**The task**: In your copy, include every line of the listing below exactly but none of the pictures.

**Information supplied**:

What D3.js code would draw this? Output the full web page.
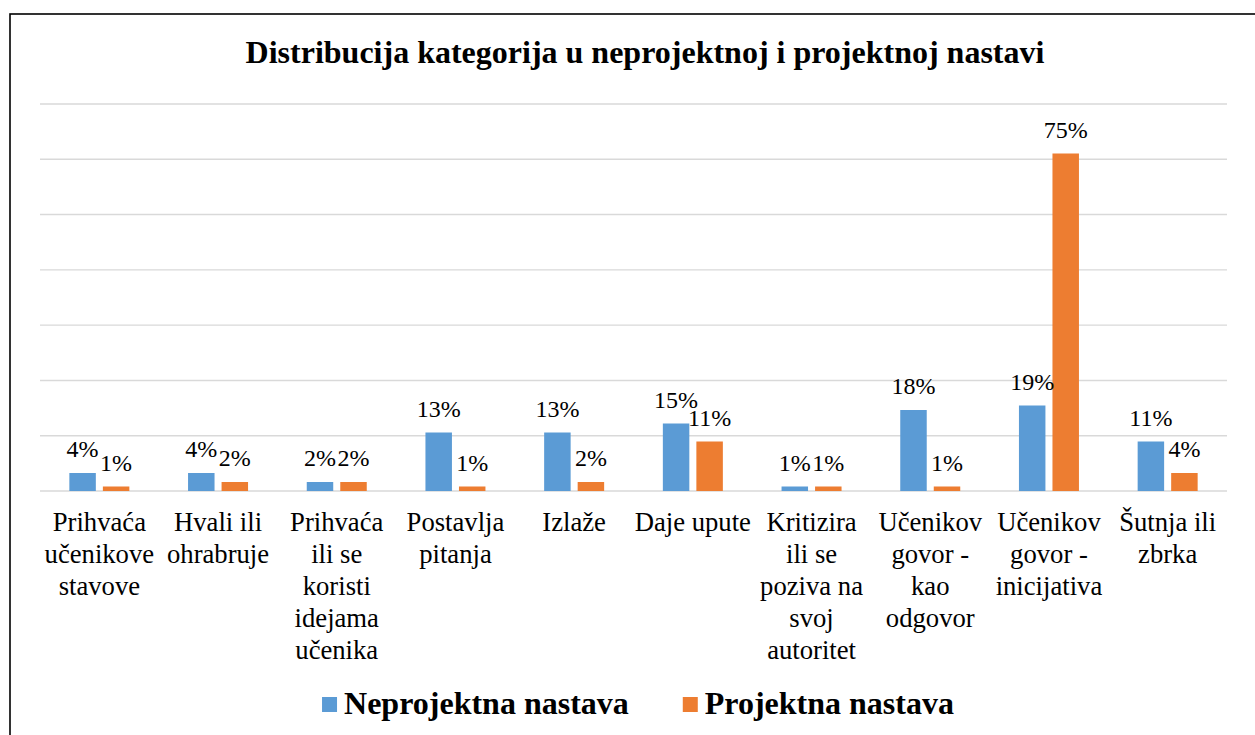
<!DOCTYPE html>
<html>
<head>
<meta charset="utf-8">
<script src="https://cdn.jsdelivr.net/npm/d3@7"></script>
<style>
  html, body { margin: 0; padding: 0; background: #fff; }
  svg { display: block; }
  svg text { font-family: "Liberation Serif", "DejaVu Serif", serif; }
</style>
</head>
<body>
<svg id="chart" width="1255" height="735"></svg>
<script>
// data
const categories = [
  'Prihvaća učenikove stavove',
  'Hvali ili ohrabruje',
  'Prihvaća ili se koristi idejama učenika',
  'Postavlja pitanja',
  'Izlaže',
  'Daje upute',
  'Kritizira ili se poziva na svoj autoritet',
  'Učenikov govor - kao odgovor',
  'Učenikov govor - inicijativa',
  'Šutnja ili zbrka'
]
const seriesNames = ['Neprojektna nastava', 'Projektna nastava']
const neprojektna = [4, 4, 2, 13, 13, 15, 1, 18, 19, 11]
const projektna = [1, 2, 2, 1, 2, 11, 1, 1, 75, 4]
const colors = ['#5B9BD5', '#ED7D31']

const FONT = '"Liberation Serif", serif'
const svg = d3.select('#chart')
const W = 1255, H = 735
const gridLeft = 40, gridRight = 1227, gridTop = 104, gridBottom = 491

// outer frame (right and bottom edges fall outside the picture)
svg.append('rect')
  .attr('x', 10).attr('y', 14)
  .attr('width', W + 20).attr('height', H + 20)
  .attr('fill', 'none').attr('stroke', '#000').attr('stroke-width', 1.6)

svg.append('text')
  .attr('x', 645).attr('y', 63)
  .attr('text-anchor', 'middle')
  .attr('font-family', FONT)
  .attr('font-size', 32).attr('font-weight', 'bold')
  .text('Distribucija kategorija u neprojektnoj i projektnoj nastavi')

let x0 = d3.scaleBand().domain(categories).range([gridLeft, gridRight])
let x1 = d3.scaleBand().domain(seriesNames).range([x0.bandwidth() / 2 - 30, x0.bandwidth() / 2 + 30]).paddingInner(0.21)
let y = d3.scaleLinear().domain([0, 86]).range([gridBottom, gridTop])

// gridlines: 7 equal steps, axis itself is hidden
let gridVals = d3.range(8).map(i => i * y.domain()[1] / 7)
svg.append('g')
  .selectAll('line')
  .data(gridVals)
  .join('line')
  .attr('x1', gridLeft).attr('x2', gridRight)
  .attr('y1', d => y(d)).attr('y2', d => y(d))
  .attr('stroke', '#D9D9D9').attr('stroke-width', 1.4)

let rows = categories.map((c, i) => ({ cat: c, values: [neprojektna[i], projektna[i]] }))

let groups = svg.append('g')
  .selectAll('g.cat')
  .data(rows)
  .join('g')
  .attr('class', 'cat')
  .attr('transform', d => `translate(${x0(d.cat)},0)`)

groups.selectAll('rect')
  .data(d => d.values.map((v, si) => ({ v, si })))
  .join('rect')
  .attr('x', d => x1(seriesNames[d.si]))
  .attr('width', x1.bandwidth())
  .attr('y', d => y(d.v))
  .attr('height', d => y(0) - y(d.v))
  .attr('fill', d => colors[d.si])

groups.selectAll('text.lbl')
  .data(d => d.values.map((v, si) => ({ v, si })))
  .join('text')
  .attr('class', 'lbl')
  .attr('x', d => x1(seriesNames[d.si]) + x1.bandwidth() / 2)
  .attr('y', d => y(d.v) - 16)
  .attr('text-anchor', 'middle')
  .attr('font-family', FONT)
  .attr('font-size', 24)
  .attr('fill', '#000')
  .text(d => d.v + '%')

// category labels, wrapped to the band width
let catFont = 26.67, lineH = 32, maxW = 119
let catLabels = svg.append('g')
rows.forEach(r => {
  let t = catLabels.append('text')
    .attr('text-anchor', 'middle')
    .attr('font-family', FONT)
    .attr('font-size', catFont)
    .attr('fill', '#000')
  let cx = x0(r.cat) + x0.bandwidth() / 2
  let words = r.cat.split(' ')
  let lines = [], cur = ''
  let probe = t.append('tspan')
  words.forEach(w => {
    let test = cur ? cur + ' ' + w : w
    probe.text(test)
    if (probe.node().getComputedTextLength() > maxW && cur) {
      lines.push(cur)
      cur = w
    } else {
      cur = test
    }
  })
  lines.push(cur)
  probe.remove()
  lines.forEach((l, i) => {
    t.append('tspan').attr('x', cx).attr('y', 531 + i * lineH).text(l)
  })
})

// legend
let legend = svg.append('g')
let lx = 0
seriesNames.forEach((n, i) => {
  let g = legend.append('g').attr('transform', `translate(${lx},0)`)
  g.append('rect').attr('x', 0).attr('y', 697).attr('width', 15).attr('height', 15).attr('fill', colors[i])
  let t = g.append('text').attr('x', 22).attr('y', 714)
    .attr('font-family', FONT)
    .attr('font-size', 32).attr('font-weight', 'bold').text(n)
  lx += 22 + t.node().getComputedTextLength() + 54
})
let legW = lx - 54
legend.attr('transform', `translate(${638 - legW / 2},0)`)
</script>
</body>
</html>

**The output**:
What D3.js code would draw this? Output the full web page.
<!DOCTYPE html>
<html>
<head>
<meta charset="utf-8">
<script src="https://cdn.jsdelivr.net/npm/d3@7"></script>
<style>
  html, body { margin: 0; padding: 0; background: #fff; }
  svg { display: block; }
  svg text { font-family: "Liberation Serif", "DejaVu Serif", serif; }
</style>
</head>
<body>
<svg id="chart" width="1255" height="735"></svg>
<script>
// data
const categories = [
  'Prihvaća učenikove stavove',
  'Hvali ili ohrabruje',
  'Prihvaća ili se koristi idejama učenika',
  'Postavlja pitanja',
  'Izlaže',
  'Daje upute',
  'Kritizira ili se poziva na svoj autoritet',
  'Učenikov govor - kao odgovor',
  'Učenikov govor - inicijativa',
  'Šutnja ili zbrka'
]
const seriesNames = ['Neprojektna nastava', 'Projektna nastava']
const neprojektna = [4, 4, 2, 13, 13, 15, 1, 18, 19, 11]
const projektna = [1, 2, 2, 1, 2, 11, 1, 1, 75, 4]
const colors = ['#5B9BD5', '#ED7D31']

const FONT = '"Liberation Serif", serif'
const svg = d3.select('#chart')
const W = 1255, H = 735
const gridLeft = 40, gridRight = 1227, gridTop = 104, gridBottom = 491

// outer frame (right and bottom edges fall outside the picture)
svg.append('rect')
  .attr('x', 10).attr('y', 14)
  .attr('width', W + 20).attr('height', H + 20)
  .attr('fill', 'none').attr('stroke', '#000').attr('stroke-width', 1.6)

svg.append('text')
  .attr('x', 645).attr('y', 63)
  .attr('text-anchor', 'middle')
  .attr('font-family', FONT)
  .attr('font-size', 32).attr('font-weight', 'bold')
  .text('Distribucija kategorija u neprojektnoj i projektnoj nastavi')

let x0 = d3.scaleBand().domain(categories).range([gridLeft, gridRight])
let x1 = d3.scaleBand().domain(seriesNames).range([x0.bandwidth() / 2 - 30, x0.bandwidth() / 2 + 30]).paddingInner(0.21)
let y = d3.scaleLinear().domain([0, 86]).range([gridBottom, gridTop])

// gridlines: 7 equal steps, axis itself is hidden
let gridVals = d3.range(8).map(i => i * y.domain()[1] / 7)
svg.append('g')
  .selectAll('line')
  .data(gridVals)
  .join('line')
  .attr('x1', gridLeft).attr('x2', gridRight)
  .attr('y1', d => y(d)).attr('y2', d => y(d))
  .attr('stroke', '#D9D9D9').attr('stroke-width', 1.4)

let rows = categories.map((c, i) => ({ cat: c, values: [neprojektna[i], projektna[i]] }))

let groups = svg.append('g')
  .selectAll('g.cat')
  .data(rows)
  .join('g')
  .attr('class', 'cat')
  .attr('transform', d => `translate(${x0(d.cat)},0)`)

groups.selectAll('rect')
  .data(d => d.values.map((v, si) => ({ v, si })))
  .join('rect')
  .attr('x', d => x1(seriesNames[d.si]))
  .attr('width', x1.bandwidth())
  .attr('y', d => y(d.v))
  .attr('height', d => y(0) - y(d.v))
  .attr('fill', d => colors[d.si])

groups.selectAll('text.lbl')
  .data(d => d.values.map((v, si) => ({ v, si })))
  .join('text')
  .attr('class', 'lbl')
  .attr('x', d => x1(seriesNames[d.si]) + x1.bandwidth() / 2)
  .attr('y', d => y(d.v) - 16)
  .attr('text-anchor', 'middle')
  .attr('font-family', FONT)
  .attr('font-size', 24)
  .attr('fill', '#000')
  .text(d => d.v + '%')

// category labels, wrapped to the band width
let catFont = 26.67, lineH = 32, maxW = 119
let catLabels = svg.append('g')
rows.forEach(r => {
  let t = catLabels.append('text')
    .attr('text-anchor', 'middle')
    .attr('font-family', FONT)
    .attr('font-size', catFont)
    .attr('fill', '#000')
  let cx = x0(r.cat) + x0.bandwidth() / 2
  let words = r.cat.split(' ')
  let lines = [], cur = ''
  let probe = t.append('tspan')
  words.forEach(w => {
    let test = cur ? cur + ' ' + w : w
    probe.text(test)
    if (probe.node().getComputedTextLength() > maxW && cur) {
      lines.push(cur)
      cur = w
    } else {
      cur = test
    }
  })
  lines.push(cur)
  probe.remove()
  lines.forEach((l, i) => {
    t.append('tspan').attr('x', cx).attr('y', 531 + i * lineH).text(l)
  })
})

// legend
let legend = svg.append('g')
let lx = 0
seriesNames.forEach((n, i) => {
  let g = legend.append('g').attr('transform', `translate(${lx},0)`)
  g.append('rect').attr('x', 0).attr('y', 697).attr('width', 15).attr('height', 15).attr('fill', colors[i])
  let t = g.append('text').attr('x', 22).attr('y', 714)
    .attr('font-family', FONT)
    .attr('font-size', 32).attr('font-weight', 'bold').text(n)
  lx += 22 + t.node().getComputedTextLength() + 54
})
let legW = lx - 54
legend.attr('transform', `translate(${638 - legW / 2},0)`)
</script>
</body>
</html>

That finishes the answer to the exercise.